Request — All lines holding the string "Output" are to be shown.

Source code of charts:
----------------

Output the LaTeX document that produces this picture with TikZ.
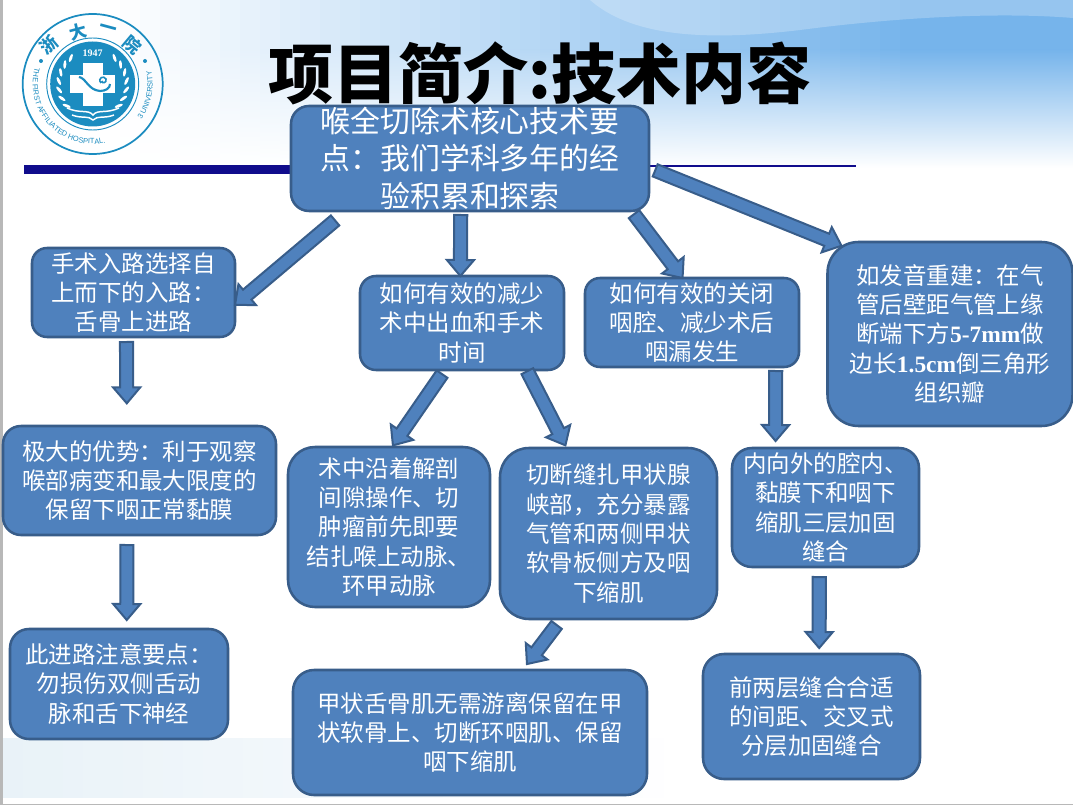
\documentclass[tikz,border=0pt]{standalone}
\usepackage{fontspec}
\setmainfont{Noto Sans CJK SC}
\newfontfamily\latinserif{Liberation Serif}
\newfontfamily\logosans{Liberation Sans}
\usetikzlibrary{calc,decorations.text,shapes.geometric}
\definecolor{boxfill}{RGB}{79,129,189}
\definecolor{boxline}{RGB}{56,93,138}
\definecolor{barnavy}{RGB}{16,12,140}
\definecolor{logoblue}{RGB}{27,140,192}
\definecolor{skyblue}{RGB}{118,180,235}
\definecolor{bandpale}{RGB}{233,242,248}
\tikzset{
  flowbox/.style n args={3}{draw=boxline, line width=1.9pt, fill=boxfill, text=white, align=center, inner sep=0pt, outer sep=0pt,
    minimum width=#1*0.75pt-1.5pt, minimum height=#2*0.75pt-1.5pt, rounded corners=#3*0.75pt,
    font=\fontsize{17.6}{22}\selectfont},
  flowarrow/.style={draw=boxline, line width=1.5pt, fill=boxfill, line join=miter},
  leaf/.style={fill=white, ellipse, inner sep=0pt, minimum width=6.5pt, minimum height=2.2pt},
  logochar/.style={text=logoblue, inner sep=0pt, font=\fontsize{13}{13}\selectfont\bfseries}
}
\def\shaftw{4.9pt}
\def\headw{10.2pt}
\def\headlen{12pt}
\newcommand{\blockarrow}[4]{
  \coordinate (tl) at ($(#1)!#3!(#2)$);
  \coordinate (tp) at ($(#2)!#4!(#1)$);
  \coordinate (nk) at ($(tp)!\headlen!(tl)$);
  \draw[flowarrow] ($(tl)!\shaftw!90:(tp)$) -- ($(nk)!\shaftw!90:(tp)$) -- ($(nk)!\headw!90:(tp)$) -- (tp)
    -- ($(nk)!\headw!-90:(tp)$) -- ($(nk)!\shaftw!-90:(tp)$) -- ($(tl)!\shaftw!-90:(tp)$) -- cycle;
}
\begin{document}
\begin{tikzpicture}[x=0.75pt,y=0.75pt,yscale=-1,xscale=1]
\useasboundingbox (0,0) rectangle (1073,805);
\fill[white] (0,0) rectangle (1073,805);
\foreach \col in {0,...,53} {
  \pgfmathsetmacro{\pct}{max(0,min(100,(\col*20-100)/8))}
  \fill[skyblue!\pct!white] (\col*20,0) rectangle (\col*20+20.5,50);
  \fill[top color=skyblue!\pct!white, bottom color=white, draw=none] (\col*20,50) rectangle (\col*20+20.5,168);
}
\fill[white, opacity=0.24] (590,0) .. controls (630,35) and (700,42) .. (800,30) .. controls (900,17) and (1000,12) .. (1073,18) -- (1073,0) -- cycle;
\foreach \col in {0,...,32} {
  \pgfmathsetmacro{\pct}{100-\col*3}
  \fill[bandpale!\pct!white] (3+\col*20,738) rectangle (3+\col*20+20.5,798);
}
\fill[black!28] (0,0) rectangle (3,805);
\fill[black!28] (0,803.5) rectangle (1073,805);

\fill[barnavy] (24,165) rectangle (300,174);
\fill[barnavy] (640,165.5) rectangle (856,167.5);

\coordinate (logo) at (92.7,84);
\draw[logoblue, line width=1.3pt] (logo) circle (70);
\draw[logoblue, line width=0.7pt] (logo) circle (46);
\fill[logoblue] (logo) circle (42.5);
\fill[white] (83,63) rectangle (103,106);
\fill[white] (70,75) rectangle (115,93);
\draw[logoblue, line width=1.6pt] (79,77) .. controls (86,78) and (88,90) .. (100,91) .. controls (106,91) and (110,88) .. (110,84);
\draw[logoblue, line width=1.2pt] (101,83) .. controls (97,78) and (104,75) .. (106,79) .. controls (107,83) and (102,84) .. (102,81);
\foreach \ang in {140,155,170,185,200,215,230} {
  \node[leaf, rotate=120-\ang] at ($(logo)+(\ang:34)$) {};
  \node[leaf, rotate=\ang-120] at ($(logo)+(180-\ang:34)$) {};
}
\draw[white, line width=1.1pt] (67,108) .. controls (80,114) and (88,109) .. (93,115) .. controls (98,109) and (106,114) .. (119,108);
\draw[white, line width=1.1pt] (72,115) .. controls (82,119) and (88,115) .. (93,120) .. controls (98,115) and (104,119) .. (114,115);
\node[text=white, inner sep=0pt, font=\latinserif\bfseries\fontsize{7.5}{8}\selectfont] (year) at (92.7,53) {1947};
\node[logochar, rotate=40] (zhe) at (49,45) {浙};
\node[logochar, rotate=15] (da) at (78,32) {大};
\node[logochar, rotate=-15] (yi) at (108,30) {一};
\node[logochar, rotate=-40] (yuan) at (132,45) {院};
\fill[logoblue] (41,61) circle (2);
\fill[logoblue] (145,61) circle (2);
\path[decorate, decoration={text along path, text color=logoblue, text={|\logosans\fontsize{5.6}{6}\selectfont|THE FIRST AFFILIATED HOSPITAL.}}]
  ($(logo)+(196:60)$) arc[start angle=196, end angle=70, radius=60];
\path[decorate, decoration={text along path, text color=logoblue, text={|\logosans\fontsize{5.6}{6}\selectfont|3 UNIVERSITY}}]
  ($(logo)+(36:60)$) arc[start angle=36, end angle=-18, radius=60];

\node[inner sep=0pt, font=\bfseries\fontsize{48.8}{50}\selectfont] (title) at (540,73) {项目简介:技术内容};

\node[flowbox={360}{107}{18}, font=\fontsize{22.4}{28.2}\selectfont] (root) at (470,158.5) {喉全切除术核心技术要\\点：我们学科多年的经\\验积累和探索};
\node[flowbox={205}{91}{15}] (entry) at (133.5,292.5) {手术入路选择自\\上而下的入路：\\舌骨上进路};
\node[flowbox={206}{96}{16}] (bleed) at (462,323) {如何有效的减少\\术中出血和手术\\时间};
\node[flowbox={216}{91}{15}] (close) at (692,322.5) {如何有效的关闭\\咽腔、减少术后\\咽漏发生};
\node[flowbox={247}{186}{31}] (voice) at (950,334) {如发音重建：在气\\管后壁距气管上缘\\断端下方{\latinserif\bfseries 5-7mm}做\\边长{\latinserif\bfseries 1.5cm}倒三角形\\组织瓣};
\node[flowbox={275}{111}{18}] (merit) at (139.5,480.5) {极大的优势：利于观察\\喉部病变和最大限度的\\保留下咽正常黏膜};
\node[flowbox={220}{112}{19}] (caution) at (119,684) {此进路注意要点：\\勿损伤双侧舌动\\脉和舌下神经};
\node[flowbox={204}{162}{27}] (gap) at (389,527) {术中沿着解剖\\间隙操作、切\\肿瘤前先即要\\结扎喉上动脉、\\环甲动脉};
\node[flowbox={219}{173}{29}] (isthmus) at (608.5,533.5) {切断缝扎甲状腺\\峡部，充分暴露\\气管和两侧甲状\\软骨板侧方及咽\\下缩肌};
\node[flowbox={189}{121}{20}] (layers) at (825.5,507.5) {内向外的腔内、\\黏膜下和咽下\\缩肌三层加固\\缝合};
\node[flowbox={356}{127}{21}] (muscle) at (470,732.5) {甲状舌骨肌无需游离保留在甲\\状软骨上、切断环咽肌、保留\\咽下缩肌};
\node[flowbox={219}{127}{21}] (suture) at (811.5,716.5) {前两层缝合合适\\的间距、交叉式\\分层加固缝合};

\blockarrow{root.203.5}{entry.-7}{11pt}{0pt}
\blockarrow{root.-100.6}{bleed.92.4}{3pt}{0pt}
\blockarrow{root.-18.2}{close.102.4}{3pt}{0pt}
\blockarrow{root.-3.3}{voice.142.2}{5pt}{-7.5pt}
\blockarrow{entry.-99.4}{merit.103.8}{3.75pt}{17pt}
\blockarrow{bleed.-110.6}{gap.88}{3.75pt}{1.5pt}
\blockarrow{bleed.-36.4}{isthmus.116.4}{1pt}{2.25pt}
\blockarrow{close.-28.8}{layers.130.6}{3pt}{5.25pt}
\blockarrow{merit.-103.7}{caution.82.9}{7.5pt}{6.75pt}
\blockarrow{isthmus.-119.5}{muscle.50.4}{5.6pt}{5.6pt}
\blockarrow{layers.-96.1}{suture.83.3}{7.5pt}{4.5pt}
\end{tikzpicture}
\end{document}
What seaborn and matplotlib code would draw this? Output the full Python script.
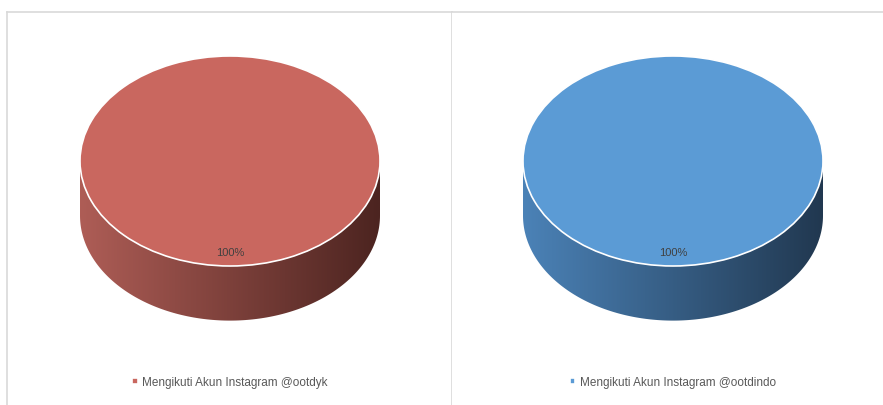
import numpy as np
import matplotlib
matplotlib.use("Agg")
import matplotlib.pyplot as plt
import seaborn as sns
from matplotlib.patches import Polygon
from matplotlib.colors import LinearSegmentedColormap

# data
labels = ["Mengikuti Akun Instagram @ootdyk", "Mengikuti Akun Instagram @ootdindo"]
values = [[100], [100]]
top_colors = ["#C9675F", "#5B9BD5"]
side_left = ["#AE5D56", "#4B82B7"]
side_right = ["#4C2420", "#213850"]

sns.set_theme(style="white")
plt.rcParams["font.family"] = ["Liberation Sans", "DejaVu Sans"]

W, H = 883, 406
fig = plt.figure(figsize=(W / 100, H / 100), dpi=100)

# panel boxes in pixels: (left, right), pie centre x
panels = [(7, 452, 230), (452, 890, 673)]
cy, rx, ry = 162, 150, 105
depth = 0.52

for i, (x0, x1, cx) in enumerate(panels):
    ax = fig.add_axes([x0 / W, 0, (x1 - x0) / W, (H - 13) / H])
    wedges, _, autotexts = ax.pie(
        values[i], colors=[top_colors[i]], startangle=90, radius=1,
        autopct="%d%%", pctdistance=0.87,
        wedgeprops=dict(edgecolor="white", linewidth=1.2),
        textprops=dict(color="#404040", fontsize=8),
    )
    wedges[0].set_zorder(3)
    for t in autotexts:
        t.set_zorder(4)

    # side of the cylinder with a horizontal gradient
    th = np.linspace(np.pi, 2 * np.pi, 200)
    ex, ey = np.cos(th), np.sin(th)
    verts = np.concatenate([np.c_[ex, ey], np.c_[ex[::-1], ey[::-1] - depth]])
    side = Polygon(verts, closed=True, facecolor="none", edgecolor="none")
    ax.add_patch(side)
    cmap = LinearSegmentedColormap.from_list("s", [side_left[i], side_right[i]])
    grad = np.linspace(0, 1, 256)[None, :]
    im = ax.imshow(grad, cmap=cmap, extent=[-1, 1, -1 - depth, 0],
                   aspect="auto", zorder=2)
    im.set_clip_path(side)

    ax.set_aspect("auto")
    ax.set_xlim((x0 - cx) / rx, (x1 - cx) / rx)
    ax.set_ylim((cy - H) / ry, (cy - 13) / ry)

    ax.set_frame_on(True)
    ax.spines["bottom"].set_visible(False)
    for s in ["top", "left", "right"]:
        ax.spines[s].set_visible(True)
        ax.spines[s].set_color("#D9D9D9")
        ax.spines[s].set_linewidth(1.2)
    if i == 1:
        ax.spines["left"].set_visible(False)

    ax.legend(wedges, [labels[i]], loc="center",
              bbox_to_anchor=((cx - x0) / (x1 - x0), (H - 383) / (H - 13)),
              frameon=False, fontsize=8.5, labelcolor="#595959",
              handlelength=0.45, handleheight=0.45, handletextpad=0.4)

fig.savefig("out.png", dpi=100)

----------------

Task result —
Output the LaTeX document that produces this picture with TikZ.
What seaborn and matplotlib code would draw this? Output the full Python script.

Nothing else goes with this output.